More impressive than the plants working together, he says, is that the community is growing to help the Hazelwood Food Forest thrive. "There's space to do things like this here. It's a different way of thinking and Pittsburgh is really receptive to that right now."

That's a good thing, he adds, because "these fruit trees are going to be here producing for a long time."

A permanent culture

The future of permaculture in Pittsburgh is on the rise. There are a number permaculture projects in the works in public spaces such as the Borland Green Ecological Garden in Larimer. Educational institutions such as Chatham University's School of Sustainability are incorporating permaculture into their landscapes, and homeowners throughout the region are planting small polycultures in their backyards. Garfield Community Farm is building on permaculture principles handed down from Mr. Frey; its bioshelter and market garden salad mix are direct descendants of his work. Permaculturalists have even designed a new style of marketplace, Schwartz Living Market on the South Side.

Still, despite the numerous green shoots, nobody can quite agree on precisely what permaculture is or how the future will move forward.

"Even within the permaculture community there's ongoing discussion about if it's a movement, or a science, or agricultural practice," says Mr. Frey.

Indeed, the beauty and the challenge of permaculture is that it means different things to different people. Because it's a design system suited to individual landscapes rather than a prescribed system that's found in conventional agriculture, there is a lot of room for interpretation.

"There are Libertarian preppers who don't care at all for the social-justice component, and also suburban moms who just want to plant something in their yard," says Landslide's Mr. Hill.

Ms. Czolba sees both the small and big pictures. "You can have a fruit polyculture even if you have a small backyard. It's simply about taking the principles of permaculture and multiplying it by the space you have," she says.

And she adds, "once established, there will be much less maintenance than traditional gardening."

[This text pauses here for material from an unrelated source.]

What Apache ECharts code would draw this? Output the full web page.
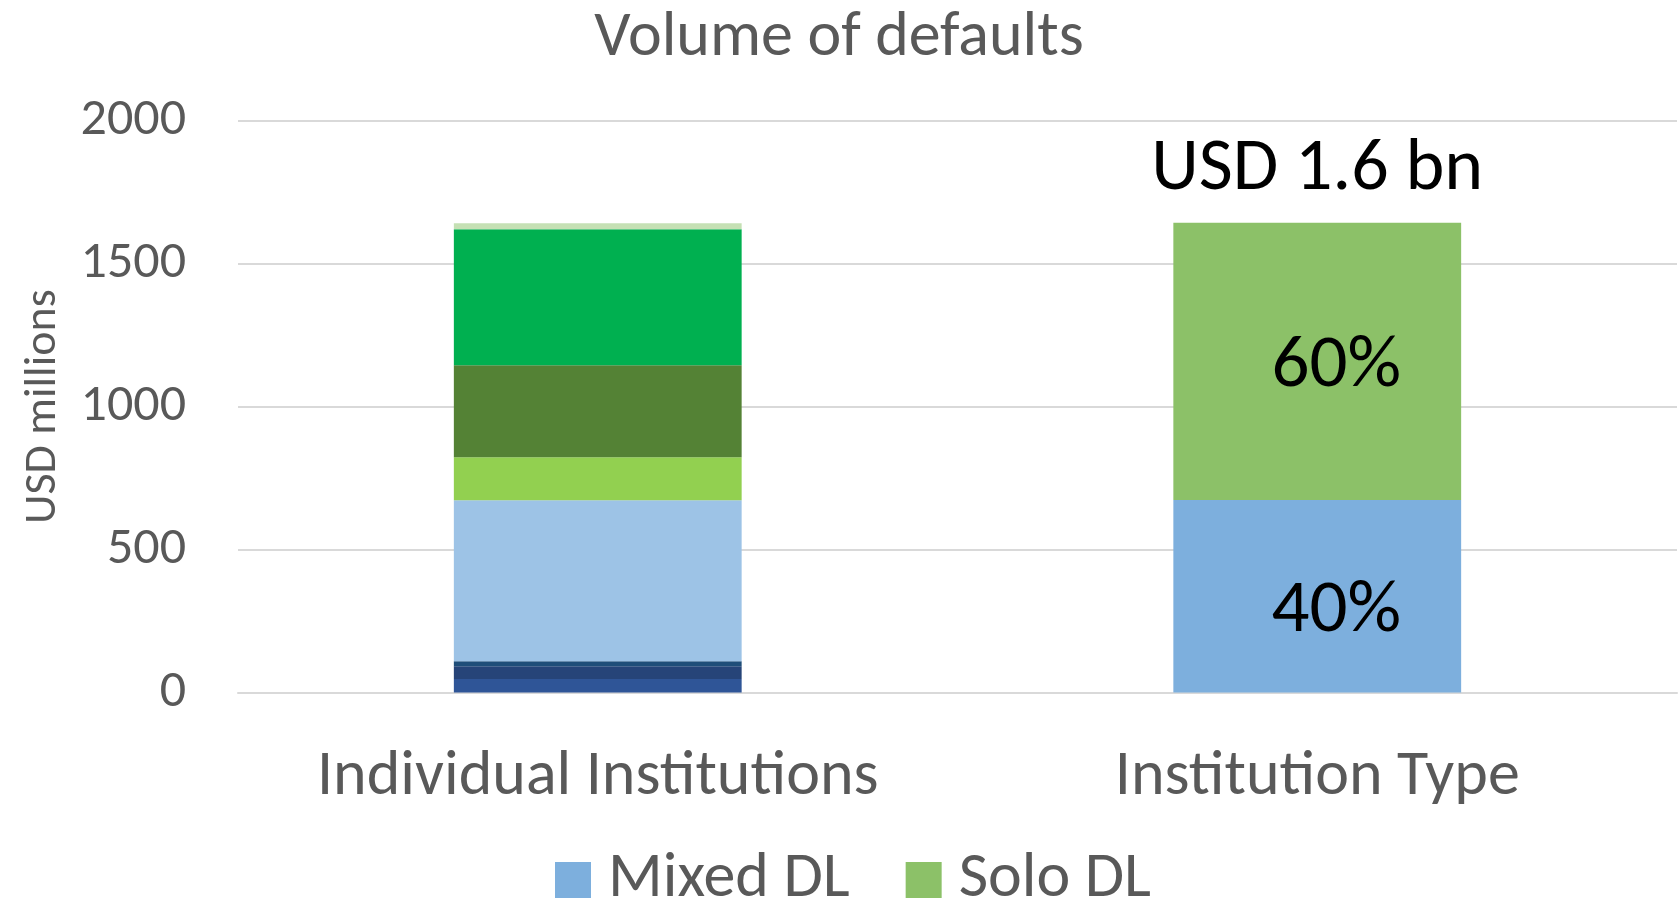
<!DOCTYPE html>
<html>
<head>
<meta charset="utf-8">
<script src="https://cdn.jsdelivr.net/npm/echarts@6/dist/echarts.min.js"></script>
<style>
html,body{margin:0;padding:0;background:#fff;}
#chart{width:1678px;height:908px;}
</style>
</head>
<body>
<div id="chart"></div>
<script>
// ---- data ----
const categories = ['Individual Institutions', 'Institution Type'];
const institutionNames = ['Institution 1', 'Institution 2', 'Institution 3', 'Institution 4', 'Institution 5', 'Institution 6', 'Institution 7', 'Institution 8'];
const institutionValues = [47, 45, 17, 564, 150, 322, 476, 21];
const typeNames = ['Mixed DL', 'Solo DL'];
const typeValues = [674, 970];
const typeShareLabels = ['40%', '60%'];
const totalLabel = 'USD 1.6 bn';
const yTicks = { min: 0, max: 2000, interval: 500 };

// ---- styles ----
const FONT = 'Carlito, Calibri, Lato, sans-serif';
const TXT = '#595959';
const institutionColors = ['#2F5597', '#264478', '#1F4E79', '#9DC3E6', '#92D050', '#548235', '#00B050', '#C5E0B4'];
const typeColors = ['#7DAFDD', '#8CC168'];
const shareOffsets = [[19, 16], [19, 6]];

const series = [];
institutionNames.forEach((n, i) => {
  series.push({
    name: n, type: 'bar', stack: 'total', barWidth: '40%',
    itemStyle: { color: institutionColors[i] },
    data: [institutionValues[i], '-']
  });
});
typeNames.forEach((n, i) => {
  series.push({
    name: n, type: 'bar', stack: 'total', barWidth: '40%',
    itemStyle: { color: typeColors[i] },
    label: {
      show: true, position: 'inside', offset: shareOffsets[i],
      formatter: () => typeShareLabels[i],
      color: '#000', fontFamily: FONT, fontSize: 75
    },
    data: ['-', typeValues[i]]
  });
});
series.push({
  name: 'Total', type: 'bar', stack: 'total', barWidth: '40%',
  itemStyle: { color: 'transparent' },
  label: {
    show: true, position: 'top', distance: 15,
    formatter: () => totalLabel,
    color: '#000', fontFamily: FONT, fontSize: 74
  },
  data: ['-', 0]
});

const chart = echarts.init(document.getElementById('chart'));
chart.setOption({
  animation: false,
  backgroundColor: '#fff',
  title: {
    text: 'Volume of defaults', left: 'center', top: 2,
    textStyle: { color: TXT, fontFamily: FONT, fontSize: 64, fontWeight: 'normal' }
  },
  legend: {
    data: typeNames, left: 550, top: 843,
    itemWidth: 36, itemHeight: 36, itemGap: 56,
    icon: 'rect',
    textStyle: { color: TXT, fontFamily: FONT, fontSize: 64, padding: [0, 0, 0, 12] }
  },
  grid: { left: 238, right: 1, top: 121, bottom: 215.5, containLabel: false },
  xAxis: {
    type: 'category', data: categories,
    axisLine: { lineStyle: { color: '#D9D9D9', width: 2 } },
    axisTick: { show: false },
    axisLabel: { color: TXT, fontFamily: FONT, fontSize: 64, margin: 53, interval: 0, hideOverlap: false }
  },
  yAxis: {
    type: 'value', min: yTicks.min, max: yTicks.max, interval: yTicks.interval,
    name: 'USD millions', nameLocation: 'middle', nameGap: 172,
    nameTextStyle: { color: TXT, fontFamily: FONT, fontSize: 46 },
    axisLine: { show: false }, axisTick: { show: false },
    splitLine: { lineStyle: { color: '#D9D9D9', width: 2 } },
    axisLabel: { color: TXT, fontFamily: FONT, fontSize: 52, margin: 52, formatter: v => String(v) }
  },
  series: series
});
</script>
</body>
</html>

That multiplication can be as small as simply encouraging your neighbor to plant a tree. Or, as she envisions, there is a much bigger-picture solution. Creating an integrated network of food forests will become a means of urban restoration. "We have so much vacant space in Pittsburgh, and we should make really good use of it. If we can get a network of these [forests] happening we could share resources, and keep adding to it year after year."